# Fairly Odd Parents Universe vs DBZ



## Malicious Friday (May 7, 2011)

I was looking at a thread about how powerful is the FOPU verse. I was thinking about this thread in here.


*Spoiler*: _Rules_ 





FOPU Rules; No Da Rules. Fiary God Childs not allowed. The Muffin is not allowed. The black cloud of darkness is not allowed.

DBZ Rules; Nothing. Everything is allowed.

Arena: Anywhere

Start Distance: 150 Meters

anything else am I missing?




This is my second battle thread, please bare with me.


----------



## Crimson Dragoon (May 7, 2011)

Toei will find a way for Goku to win


----------



## Eldritch Sukima (May 7, 2011)

70's Jorgen solos.


----------



## King Hopper (May 7, 2011)

My first thought would be blitz.. but then again FOP has time manipulation, so I really can't tell. There are innumerable ways this could go.


----------



## Orochibuto (May 7, 2011)

You could remove the planet DBZ limitations and it wouldnt change anything. Timmy Turner wish for all of the verse to become a parody of themselves and then Timmy wish to have no memory of this fight.

This is how Majo Mushi was born


----------



## Malicious Friday (May 7, 2011)

Orochibuto said:


> You could remove the planet DBZ limitations and it wouldnt change anything.
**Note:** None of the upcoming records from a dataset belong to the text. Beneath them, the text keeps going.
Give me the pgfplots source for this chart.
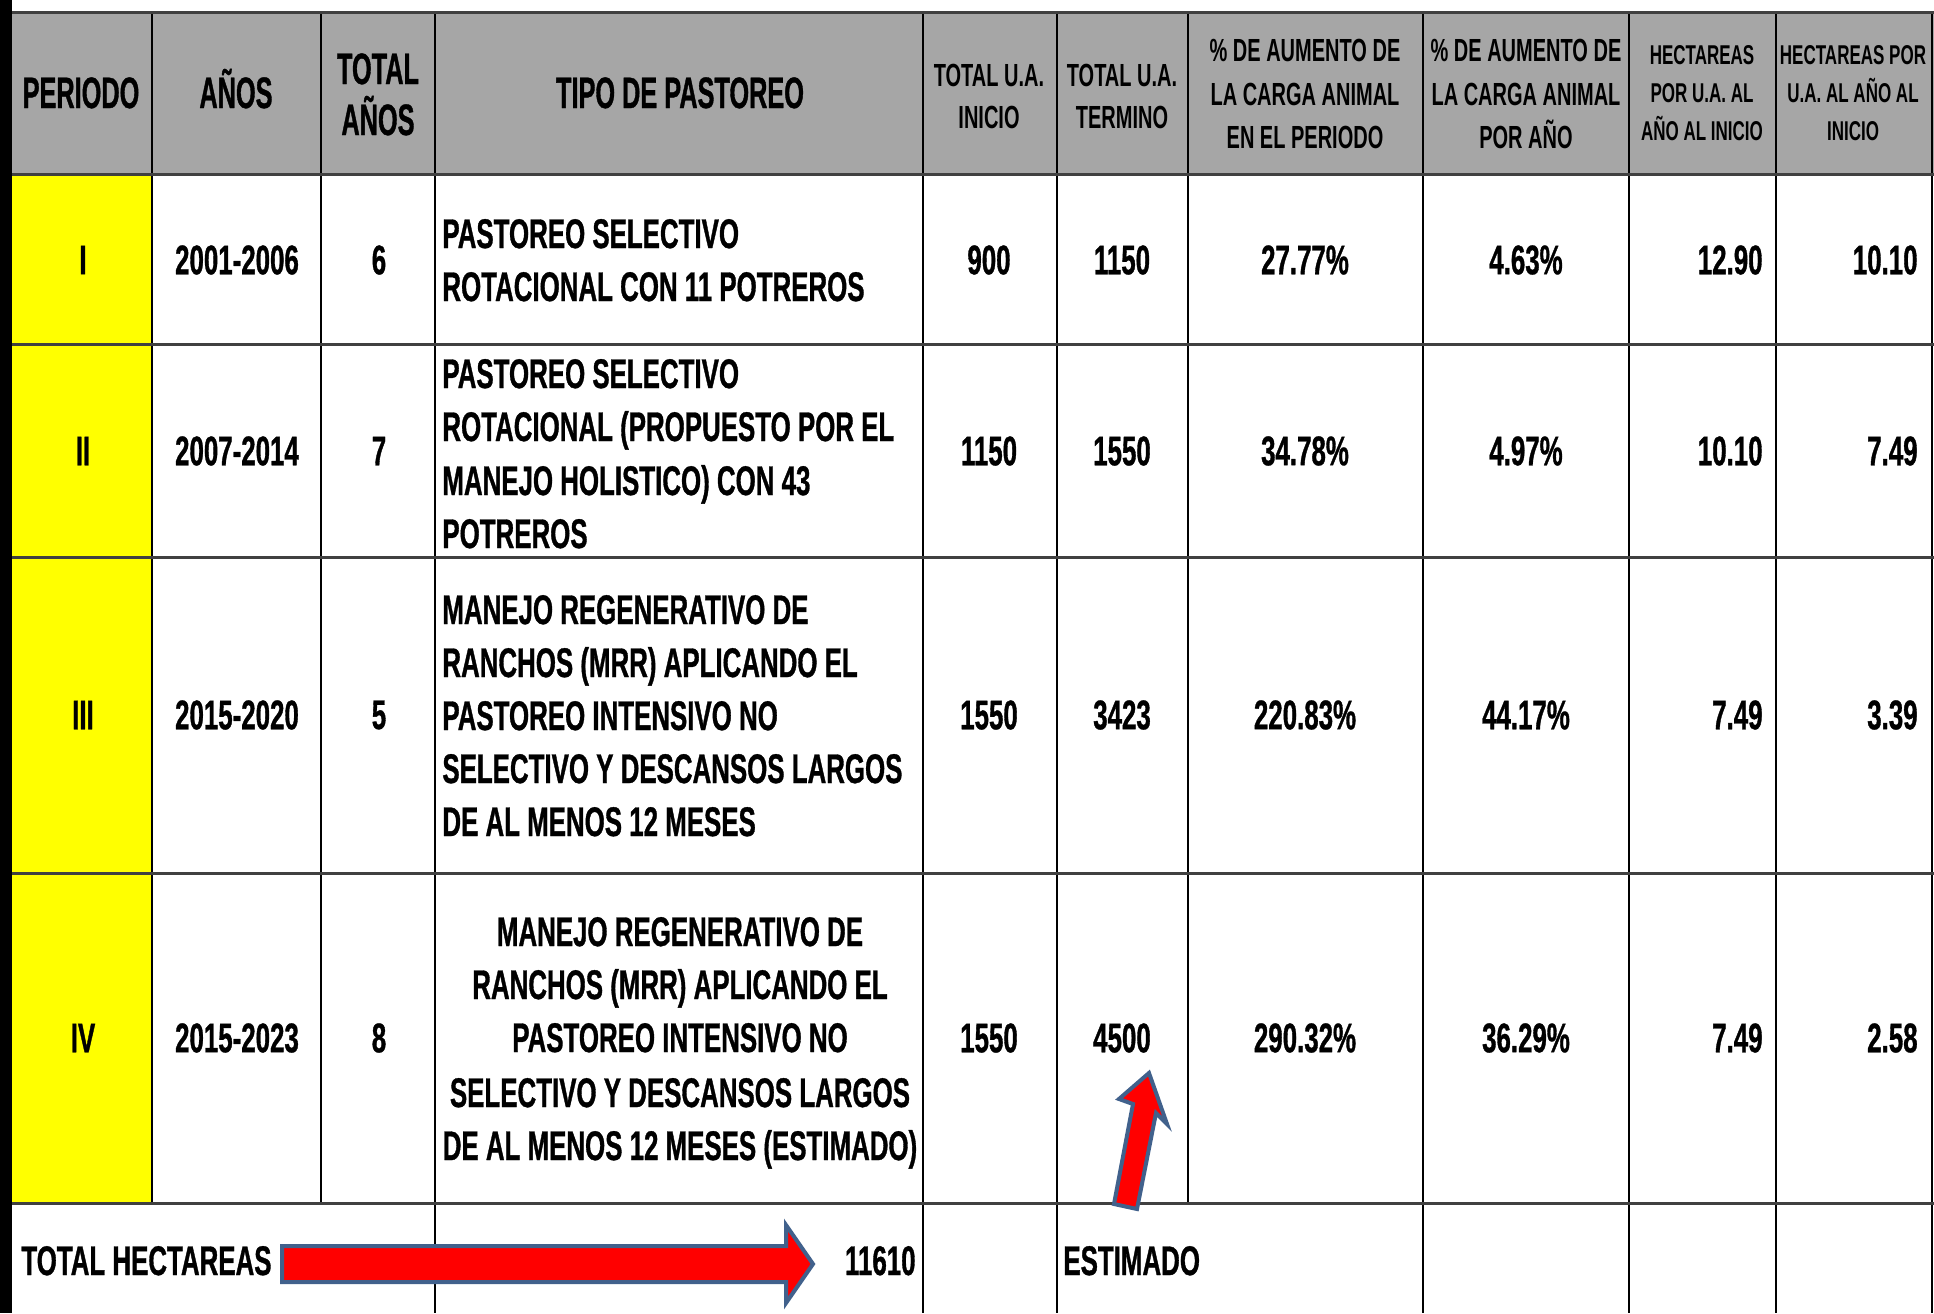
\documentclass[border=0pt]{standalone}
\usepackage{pgfplots}
\pgfplotsset{compat=1.18}
\usepackage{fontspec}
\setmainfont{Liberation Sans}[FakeStretch=0.625, BoldFeatures={FakeBold=0.8}]
\newfontfamily\hdrfont{Liberation Sans}[FakeStretch=0.575, BoldFeatures={FakeBold=0.8}]
\newfontfamily\hdrsfont{Liberation Sans}[FakeStretch=0.625]
\definecolor{hdr}{HTML}{A6A6A6}
\definecolor{yel}{HTML}{FFFF00}
\definecolor{arrb}{HTML}{41618C}
\definecolor{arrr}{HTML}{FF0000}
\newcommand\fbig{\fontsize{20.7pt}{26pt}\selectfont\bfseries}
\newcommand\fhbig{\hdrfont\fontsize{22pt}{26pt}\selectfont\bfseries}
\newcommand\fmed{\hdrsfont\fontsize{16pt}{21pt}\selectfont\bfseries}
\newcommand\fsml{\hdrsfont\fontsize{13.6pt}{19pt}\selectfont\bfseries}
\tikzset{
  H/.style={anchor=base, inner sep=0pt, font=\fhbig},
  B/.style={anchor=base, inner sep=0pt, font=\fbig},
  BW/.style={anchor=base west, inner sep=0pt, font=\fbig},
  BE/.style={anchor=base east, inner sep=0pt, font=\fbig},
  M/.style={anchor=base, inner sep=0pt, font=\fmed},
  S/.style={anchor=base, inner sep=0pt, font=\fsml},
}
\begin{document}
\begin{tikzpicture}
\begin{axis}[width=967pt,height=656.5pt,scale only axis,
  xmin=0,xmax=1934,ymin=0,ymax=1313,y dir=reverse,hide axis]
% backgrounds
\fill[white] (axis cs:0,0) rectangle (axis cs:1934,1313);
\fill[black] (axis cs:0,0) rectangle (axis cs:12,1313);
\fill[hdr] (axis cs:12,12) rectangle (axis cs:1934,174);
\fill[yel] (axis cs:12,174) rectangle (axis cs:152,1203);
% grid
\pgfplotsinvokeforeach{152,321,435,923,1057,1188,1423,1629,1776,1932}{
  \draw[black, line width=0.8pt] (axis cs:#1,12) -- (axis cs:#1,1203);}
\pgfplotsinvokeforeach{435,923,1057,1423,1629,1776,1932}{
  \draw[black, line width=0.8pt] (axis cs:#1,1203) -- (axis cs:#1,1313);}
\pgfplotsinvokeforeach{12,174,344,557,873,1203}{
  \draw[black!75, line width=1.5pt] (axis cs:12,#1) -- (axis cs:1934,#1);}
% header
\node[H] at (axis cs:81,108) {PERIODO};
\node[H] at (axis cs:236,108) {AÑOS};
\node[H] at (axis cs:378,84) {TOTAL};
\node[H] at (axis cs:378,135) {AÑOS};
\node[H] at (axis cs:680,108) {TIPO DE PASTOREO};
\node[M] at (axis cs:989,86) {TOTAL U.A.};
\node[M] at (axis cs:989,128) {INICIO};
\node[M] at (axis cs:1122,86) {TOTAL U.A.};
\node[M] at (axis cs:1122,128) {TERMINO};
\node[M] at (axis cs:1305,61) {\% DE AUMENTO DE};
\node[M] at (axis cs:1305,105) {LA CARGA ANIMAL};
\node[M] at (axis cs:1305,148) {EN EL PERIODO};
\node[M] at (axis cs:1526,61) {\% DE AUMENTO DE};
\node[M] at (axis cs:1526,105) {LA CARGA ANIMAL};
\node[M] at (axis cs:1526,148) {POR AÑO};
\node[S] at (axis cs:1702,64) {HECTAREAS};
\node[S] at (axis cs:1702,102) {POR U.A. AL};
\node[S] at (axis cs:1702,140) {AÑO AL INICIO};
\node[S] at (axis cs:1853,64) {HECTAREAS POR};
\node[S] at (axis cs:1853,102) {U.A. AL AÑO AL};
\node[S] at (axis cs:1853,140) {INICIO};
% tipo de pastoreo
\node[BW] at (axis cs:442,248) {PASTOREO SELECTIVO};
\node[BW] at (axis cs:442,301) {ROTACIONAL CON 11 POTREROS};
\node[BW] at (axis cs:442,388) {PASTOREO SELECTIVO};
\node[BW] at (axis cs:442,441) {ROTACIONAL (PROPUESTO POR EL};
\node[BW] at (axis cs:442,495) {MANEJO HOLISTICO) CON 43};
\node[BW] at (axis cs:442,548) {POTREROS};
\node[BW] at (axis cs:442,624) {MANEJO REGENERATIVO DE};
\node[BW] at (axis cs:442,677) {RANCHOS (MRR) APLICANDO EL};
\node[BW] at (axis cs:442,730) {PASTOREO INTENSIVO NO};
\node[BW] at (axis cs:442,783) {SELECTIVO Y DESCANSOS LARGOS};
\node[BW] at (axis cs:442,836) {DE AL MENOS 12 MESES};
\node[B] at (axis cs:680,946) {MANEJO REGENERATIVO DE};
\node[B] at (axis cs:680,999) {RANCHOS (MRR) APLICANDO EL};
\node[B] at (axis cs:680,1052) {PASTOREO INTENSIVO NO};
\node[B] at (axis cs:680,1107) {SELECTIVO Y DESCANSOS LARGOS};
\node[B] at (axis cs:680,1160) {DE AL MENOS 12 MESES (ESTIMADO)};
% total row
\node[BW] at (axis cs:21,1275) {TOTAL HECTAREAS};
\node[BE] at (axis cs:916,1275) {11610};
\node[BW] at (axis cs:1063,1275) {ESTIMADO};
% centred values
\addplot[draw=none, mark=none, point meta=explicit symbolic, nodes near coords,
  nodes near coords align={center},
  nodes near coords style={inner sep=0pt, text=black, font=\fbig}]
 coordinates {
 (83,260) [I] (237,260) [2001-2006] (379,260) [6] (989,260) [900] (1122,260) [1150] (1305,260) [27.77\%] (1526,260) [4.63\%]
 (83,451) [II] (237,451) [2007-2014] (379,451) [7] (989,451) [1150] (1122,451) [1550] (1305,451) [34.78\%] (1526,451) [4.97\%]
 (83,715) [III] (237,715) [2015-2020] (379,715) [5] (989,715) [1550] (1122,715) [3423] (1305,715) [220.83\%] (1526,715) [44.17\%]
 (83,1038) [IV] (237,1038) [2015-2023] (379,1038) [8] (989,1038) [1550] (1122,1038) [4500] (1305,1038) [290.32\%] (1526,1038) [36.29\%]
 };
% right-aligned values
\addplot[draw=none, mark=none, point meta=explicit symbolic, nodes near coords,
  nodes near coords align={east},
  nodes near coords style={inner sep=0pt, text=black, font=\fbig}]
 coordinates {
 (1763,260) [12.90] (1918,260) [10.10]
 (1763,451) [10.10] (1918,451) [7.49]
 (1763,715) [7.49] (1918,715) [3.39]
 (1763,1038) [7.49] (1918,1038) [2.58]
 };
% arrows
\filldraw[fill=arrr, draw=arrb, line width=2pt, line join=miter]
 (axis cs:282,1246) -- (axis cs:786,1246) -- (axis cs:786,1225) -- (axis cs:813,1264)
 -- (axis cs:786,1303) -- (axis cs:786,1282) -- (axis cs:282,1282) -- cycle;
\filldraw[fill=arrr, draw=arrb, line width=2pt, line join=miter]
 (axis cs:1149,1073) -- (axis cs:1167,1124) -- (axis cs:1156,1113) -- (axis cs:1137,1209)
 -- (axis cs:1114,1204) -- (axis cs:1133,1104) -- (axis cs:1119,1099) -- cycle;
\end{axis}
\end{tikzpicture}
\end{document}
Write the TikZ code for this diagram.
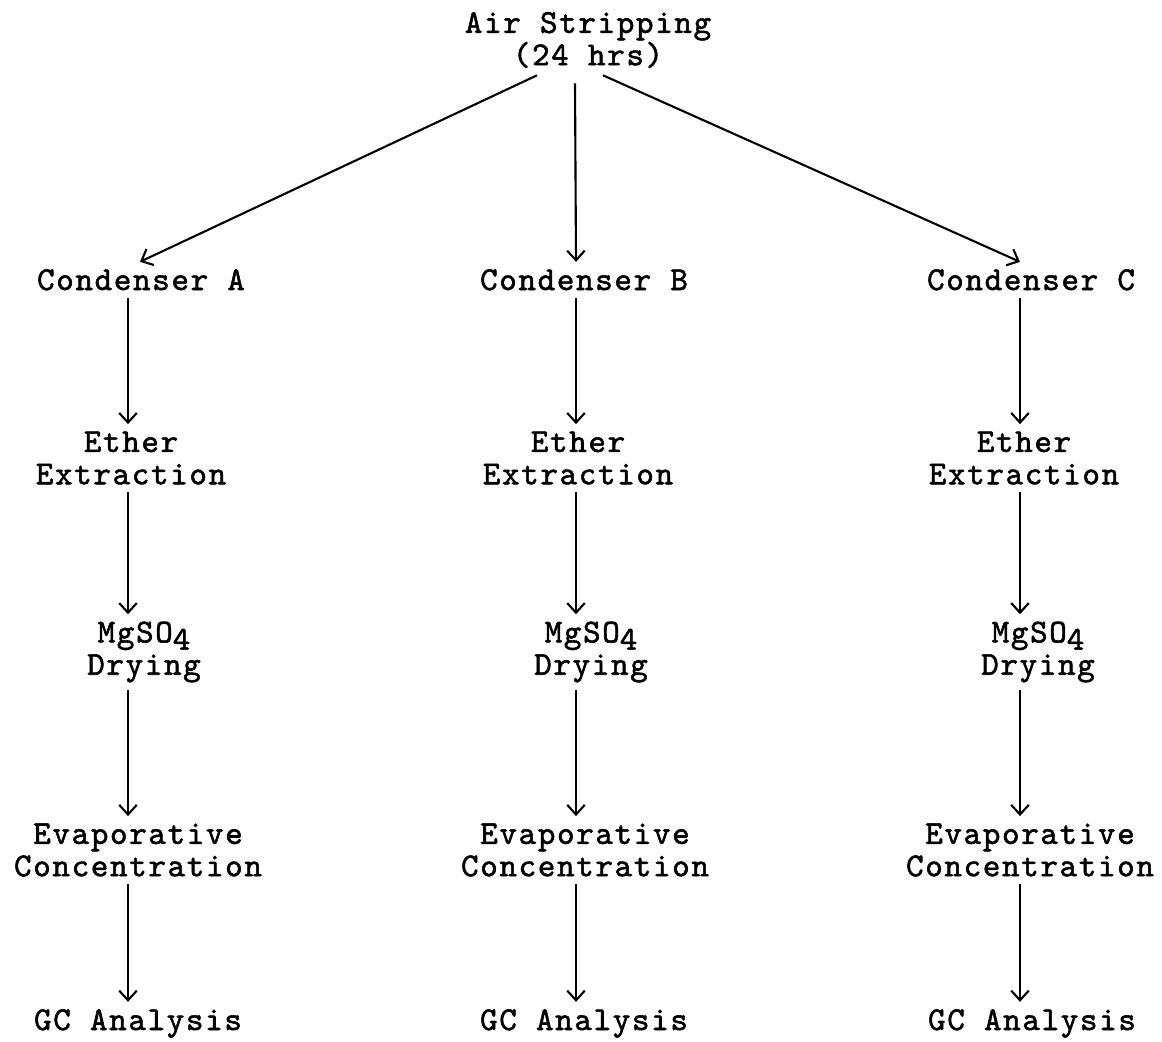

Timmy Turner wish for all of the verse to become a parody of themselves and then Timmy wish to have no memory of this fight.
> 
> This is how Majo Mushi was born



The rules said no god childs allowed.


----------



## Orochibuto (May 7, 2011)

King Hopper said:


> My first thought would be blitz.. but then again FOP has time manipulation, so I really can't tell. There are innumerable ways this could go.



DBZ has ZERO chance against FOP even if you have them lightspeed. There are countless magical beigns in the verse and the most powerful of them are spread across the verse. It takes only a poof for any of them to obliterate all of the DBZ. Take also in count that the most you can do to a FOP is to turn them into dust and they recover after that, DBZ has no way of knowing they can and will most likely assume they have died when they turn into dust. To destroy the verse DBZ has to actually destroy them physically, FOP high tiers just need a poof and it all ends.

Also in the nigh impossible case they did manage to solo he verse they have no way to make a dent on Jorgen which contained a multiversal explosion, the Darkness and Shirley from the crossover.


----------



## Orochibuto (May 7, 2011)

Overworld said:


> The rules said no god childs allowed.



Doesnt change a thing, FOP can still act on their own. And FOP are one of the lowest things in the verse. There are things that will be able to resist all the combined firepower of the verse so not even speedblitz would work.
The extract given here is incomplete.